(EXERCISE):
Include the line with "50, 70, 100]" and every line before it in the entries below, echoed exactly, but not the pictures.

-- begin --

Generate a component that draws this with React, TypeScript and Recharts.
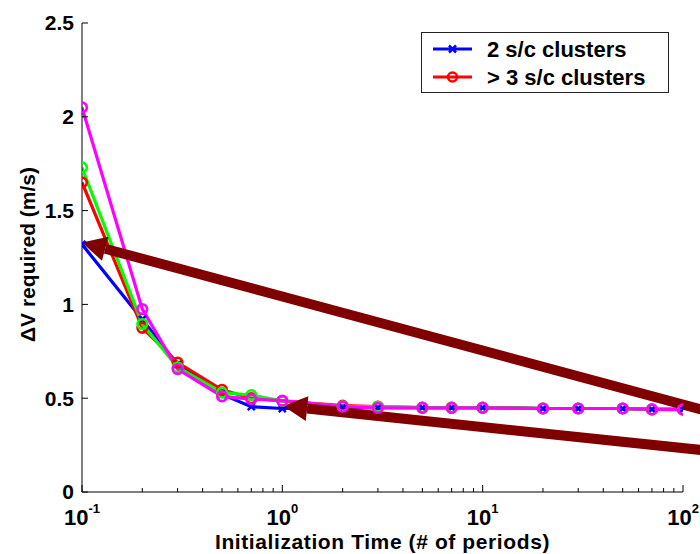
import React from 'react'
import { Legend, Line, LineChart, ReferenceLine, XAxis, YAxis } from 'recharts'

// initialization time, in orbital periods
const periods = [0.1, 0.2, 0.3, 0.5, 0.7, 1, 2, 3, 5, 7, 10, 20, 30, 50, 70, 100]

// delta-V required (m/s)
const twoClusters = [1.32, 0.92, 0.68, 0.52, 0.455, 0.445, 0.45, 0.45, 0.45, 0.45, 0.45, 0.445, 0.445, 0.445, 0.44, 0.44]
const threeClusters = [1.65, 0.875, 0.69, 0.545, 0.5, 0.485, 0.46, 0.455, 0.45, 0.45, 0.45, 0.445, 0.445, 0.445, 0.44, 0.44]
const runC = [1.73, 0.895, 0.665, 0.53, 0.517, 0.485, 0.457, 0.455, 0.45, 0.45, 0.45, 0.445, 0.445, 0.445, 0.44, 0.438]
const runD = [2.05, 0.975, 0.655, 0.51, 0.495, 0.487, 0.455, 0.448, 0.448, 0.448, 0.448, 0.445, 0.445, 0.445, 0.44, 0.44]

const decades = [0.1, 1, 10, 100]
const minorSteps = [2, 3, 4, 5, 6, 7, 8, 9]
const yTicks = [0, 0.5, 1, 1.5, 2, 2.5]

// annotation arrows: tail -> head, in data units
const arrowTails = [
  { x: 123, y: 0.44 },
  { x: 123, y: 0.224 },
]
const arrowHeads = [
  { x: 0.1, y: 1.33 },
  { x: 1.01, y: 0.458 },
]

const legendItems = [
  { label: '2 s/c clusters', color: '#0000ff', marker: 'x' },
  { label: '> 3 s/c clusters', color: '#ff0000', marker: 'o' },
]

const rows = periods.map((t, i) => ({
  t,
  two: twoClusters[i],
  three: threeClusters[i],
  c: runC[i],
  d: runD[i],
}))

const xTicks = [
  ...decades,
  ...decades.slice(0, -1).flatMap((d) => minorSteps.map((m) => +(d * m).toPrecision(3))),
].sort((a, b) => a - b)

const FONT = '"Liberation Sans", Arial, Helvetica, sans-serif'
const ARROW = '#800000'
const LINE_W = 3.2

const XTick = ({ x, y, payload, side }: any) => {
  const v = payload.value
  const exp = Math.round(Math.log10(v))
  const major = Math.abs(Math.log10(v) - exp) < 1e-6
  const len = major ? 7 : 4
  const dir = side === 'top' ? 1 : -1
  return (
    <g>
      <line x1={x} y1={y} x2={x} y2={y + dir * len} stroke="#000" strokeWidth={1} />
      {side === 'bottom' && major && (
        <text x={x} y={y + 33} textAnchor="middle" fontFamily={FONT} fontWeight="bold" fontSize={22} fill="#000">
          10
          <tspan dy={-12} fontSize={13}>
            {String(exp)}
          </tspan>
        </text>
      )}
    </g>
  )
}

const YTick = ({ x, y, payload, side }: any) => {
  const dir = side === 'right' ? -1 : 1
  return (
    <g>
      <line x1={x} y1={y} x2={x + dir * 6} y2={y} stroke="#000" strokeWidth={1} />
      {side === 'left' && (
        <text x={x - 8} y={y} dy="0.35em" textAnchor="end" fontFamily={FONT} fontWeight="bold" fontSize={21} fill="#000">
          {payload.value}
        </text>
      )}
    </g>
  )
}

const YTitle = ({ viewBox }: any) => {
  const cx = viewBox.x + 28
  const cy = viewBox.y + viewBox.height / 2 - 3
  return (
    <text
      x={cx}
      y={cy}
      dy="0.35em"
      transform={`rotate(-90 ${cx} ${cy})`}
      textAnchor="middle"
      fontFamily={FONT}
      fontWeight="bold"
      fontSize={21}
      fill="#000"
    >
      ΔV required (m/s)
    </text>
  )
}

const XTitle = ({ viewBox }: any) => (
  <text
    x={viewBox.x + viewBox.width / 2}
    y={viewBox.y + 57}
    textAnchor="middle"
    fontFamily={FONT}
    fontWeight="bold"
    fontSize={21}
    letterSpacing={0.6}
    fill="#000"
  >
    Initialization Time (# of periods)
  </text>
)

const XMark = ({ cx, cy, color }: any) => (
  <path
    d={`M${cx - 3.5},${cy - 3.5}L${cx + 3.5},${cy + 3.5}M${cx - 3.5},${cy + 3.5}L${cx + 3.5},${cy - 3.5}`}
    stroke={color}
    strokeWidth={2.5}
  />
)

// thick arrow drawn from (x1,y1) to the head at (x2,y2)
const Arrow = ({ x1, y1, x2, y2 }: any) => {
  const dx = x2 - x1
  const dy = y2 - y1
  const len = Math.hypot(dx, dy)
  const ux = dx / len
  const uy = dy / len
  const px = -uy
  const py = ux
  const head = 24
  const half = 12.5
  const shaft = 5
  const bx = x2 - ux * head
  const by = y2 - uy * head
  const shaftPts = [
    [x1 + px * shaft, y1 + py * shaft],
    [bx + px * shaft, by + py * shaft],
    [bx - px * shaft, by - py * shaft],
    [x1 - px * shaft, y1 - py * shaft],
  ]
  const headPts = [
    [x2, y2],
    [bx + px * half, by + py * half],
    [bx - px * half, by - py * half],
  ]
  return (
    <g>
      <polygon points={shaftPts.map((p) => p.join(',')).join(' ')} fill={ARROW} />
      <polygon points={headPts.map((p) => p.join(',')).join(' ')} fill={ARROW} />
    </g>
  )
}

const LegendBox = () => (
  <svg width={248} height={61} style={{ display: 'block' }}>
    <rect x={0.5} y={0.5} width={247} height={60} fill="#fff" stroke="#222" />
    {legendItems.map((item, i) => {
      const cy = 17 + i * 28
      return (
        <g key={item.label}>
          <line x1={12} y1={cy} x2={51} y2={cy} stroke={item.color} strokeWidth={LINE_W} />
          {item.marker === 'x' ? (
            <XMark cx={31.5} cy={cy} color={item.color} />
          ) : (
            <circle cx={31.5} cy={cy} r={4.5} fill="none" stroke={item.color} strokeWidth={2.5} />
          )}
          <text x={66} y={cy + 8} fontFamily={FONT} fontWeight="bold" fontSize={22} fill="#000">
            {item.label}
          </text>
        </g>
      )
    })}
  </svg>
)

const circleDot = (color: string) => ({ r: 4.8, strokeWidth: 2.6, fill: 'none', stroke: color })

export default function App() {
  return (
    <div style={{ position: 'absolute', left: 0, top: 0, width: 700, height: 554, background: '#fff' }}>
      <LineChart width={700} height={554} data={rows} margin={{ top: 23, right: 17, bottom: 0, left: 0 }}>
        <XAxis
          dataKey="t"
          type="number"
          scale="log"
          domain={[0.1, 100]}
          allowDataOverflow
          ticks={xTicks}
          interval={0}
          height={62}
          tickSize={0}
          tickMargin={0}
          tickLine={false}
          axisLine={{ stroke: '#000' }}
          tick={(p: any) => <XTick {...p} side="bottom" />}
          label={<XTitle />}
        />
        <XAxis
          xAxisId="top"
          orientation="top"
          dataKey="t"
          type="number"
          scale="log"
          domain={[0.1, 100]}
          allowDataOverflow
          ticks={xTicks}
          interval={0}
          height={0}
          tickSize={0}
          tickMargin={0}
          tickLine={false}
          axisLine={{ stroke: '#000' }}
          tick={(p: any) => <XTick {...p} side="top" />}
        />
        <YAxis
          type="number"
          domain={[0, 2.5]}
          allowDataOverflow
          ticks={yTicks}
          interval={0}
          width={82}
          tickSize={0}
          tickMargin={0}
          tickLine={false}
          axisLine={{ stroke: '#000' }}
          tick={(p: any) => <YTick {...p} side="left" />}
          label={<YTitle />}
        />
        <YAxis
          yAxisId="right"
          orientation="right"
          type="number"
          domain={[0, 2.5]}
          allowDataOverflow
          ticks={yTicks}
          interval={0}
          width={0}
          tickSize={0}
          tickMargin={0}
          tickLine={false}
          axisLine={{ stroke: '#000' }}
          tick={(p: any) => <YTick {...p} side="right" />}
        />
        <Legend
          layout="vertical"
          align="center"
          verticalAlign="middle"
          content={() => <LegendBox />}
          wrapperStyle={{ left: 421, top: 32, width: 248, height: 61 }}
        />
        <Line
          dataKey="two"
          stroke="#0000ff"
          strokeWidth={LINE_W}
          isAnimationActive={false}
          dot={(p: any) => <XMark key={`two-${p.index}`} cx={p.cx} cy={p.cy} color="#0000ff" />}
        />
        <Line dataKey="three" stroke="#ff0000" strokeWidth={LINE_W} isAnimationActive={false} dot={circleDot('#ff0000')} />
        <Line dataKey="c" stroke="#00ff00" strokeWidth={LINE_W} isAnimationActive={false} dot={circleDot('#00ff00')} />
        <Line dataKey="d" stroke="#ff00ff" strokeWidth={LINE_W} isAnimationActive={false} dot={circleDot('#ff00ff')} />
        {arrowTails.map((tail, i) => (
          <ReferenceLine
            key={`arrow-${i}`}
            segment={[tail, arrowHeads[i]]}
            ifOverflow="visible"
            shape={(p: any) => <Arrow {...p} />}
          />
        ))}
      </LineChart>
    </div>
  )
}
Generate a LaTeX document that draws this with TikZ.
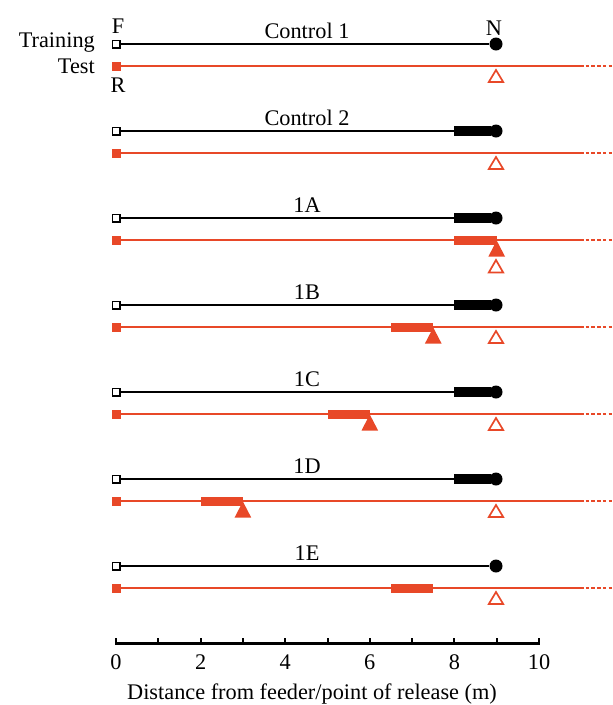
\documentclass[tikz,border=0pt]{standalone}
\usepackage{fontspec}
\setmainfont{Liberation Serif}
\definecolor{redl}{RGB}{232,72,40}
\begin{document}
\begin{tikzpicture}[x=1pt,y=-1pt,
  lbl/.style={font=\fontsize{22.3}{25}\selectfont,inner sep=0pt},
  opensq/.style={draw=black,fill=white,line width=1.5pt,minimum size=7.5pt,inner sep=0pt},
  redsq/.style={fill=redl,minimum size=9pt,inner sep=0pt},
  endpt/.style={circle,fill=black,minimum size=13pt,inner sep=0pt},
  trainline/.style={line width=2.8pt,black},
  testline/.style={line width=2.8pt,redl},
  dotline/.style={line width=2.8pt,redl,dash pattern=on 3.5pt off 2.2pt},
  blackbar/.style={fill=black},
  redbar/.style={fill=redl},
  opentri/.style={draw=redl,line width=1.7pt,fill=white,line join=miter},
  filltri/.style={fill=redl}
]
\useasboundingbox (0,0) rectangle (613,705);
\foreach \i/\lab/\bb/\rs/\tri in {0/Control 1/0/0/0, 1/Control 2/1/0/0, 2/1A/1/8/9, 3/1B/1/6.5/7.5, 4/1C/1/5/6, 5/1D/1/2/3, 6/1E/0/6.5/0}{
  \pgfmathsetmacro\yT{44+87*\i}
  \pgfmathsetmacro\yR{\yT+22}
  \node[lbl,anchor=base] (L\i) at (307,\yT-6) {\lab};
  \node[opensq] (F\i) at (116,\yT) {};
  \node[endpt] (N\i) at (496,\yT) {};
  \node[redsq] (R\i) at (116,\yR) {};
  \coordinate (E\i) at (580,\yR);
  \coordinate (D\i) at (613,\yR);
  \draw[trainline] (F\i) -- (N\i);
  \draw[testline] (R\i) -- (E\i);
  \draw[dotline] (E\i) -- (D\i);
  \ifnum\bb=1
    \fill[blackbar] (454,\yT-4.8) rectangle (491,\yT+4.8);
  \fi
  \ifnum\i>1
    \ifnum\i=6
      \fill[redbar] (391,\yR-4.5) rectangle (433,\yR+4.5);
    \else
      \pgfmathsetmacro\xa{116+42.3*\rs}
      \pgfmathsetmacro\xb{\xa+42.3}
      \fill[redbar] (\xa,\yR-4.5) rectangle (\xb,\yR+4.5);
      \pgfmathsetmacro\xt{116+42.3*\tri}
      \fill[filltri] (\xt,\yR+0.5) -- (\xt+8.3,\yR+16.5) -- (\xt-8.3,\yR+16.5) -- cycle;
    \fi
  \fi
  \ifnum\i=2
    \draw[opentri] (496,\yR+20) -- (503.2,\yR+32.5) -- (488.8,\yR+32.5) -- cycle;
  \else
    \draw[opentri] (496,\yR+4) -- (503.2,\yR+16) -- (488.8,\yR+16) -- cycle;
  \fi
}
\node[lbl,anchor=base] (Fl) at (118,33) {F};
\node[lbl,anchor=base] (Rl) at (118,92) {R};
\node[lbl,anchor=base] (Nl) at (494,35) {N};
\node[lbl,anchor=base east] (Tr) at (95,47) {Training};
\node[lbl,anchor=base east] (Te) at (95,73) {Test};
% axis
\draw[line width=2.2pt] (115,643.5) -- (540,643.5);
\foreach \k in {0,...,10}{
  \draw[line width=2pt] (116+42.3*\k,644) -- (116+42.3*\k,638);
}
\foreach \k in {0,2,4,6,8,10}{
  \node[lbl,anchor=base] (T\k) at (116+42.3*\k,669) {\k};
}
\node[lbl,anchor=base] (AX) at (312,699) {Distance from feeder/point of release (m)};
\end{tikzpicture}
\end{document}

-- end --

(SOLUTION TO THIS TASK):
Generate a component that draws this with React, TypeScript and Recharts.
import React from 'react'
import { Legend, Line, LineChart, ReferenceLine, XAxis, YAxis } from 'recharts'

// initialization time, in orbital periods
const periods = [0.1, 0.2, 0.3, 0.5, 0.7, 1, 2, 3, 5, 7, 10, 20, 30, 50, 70, 100]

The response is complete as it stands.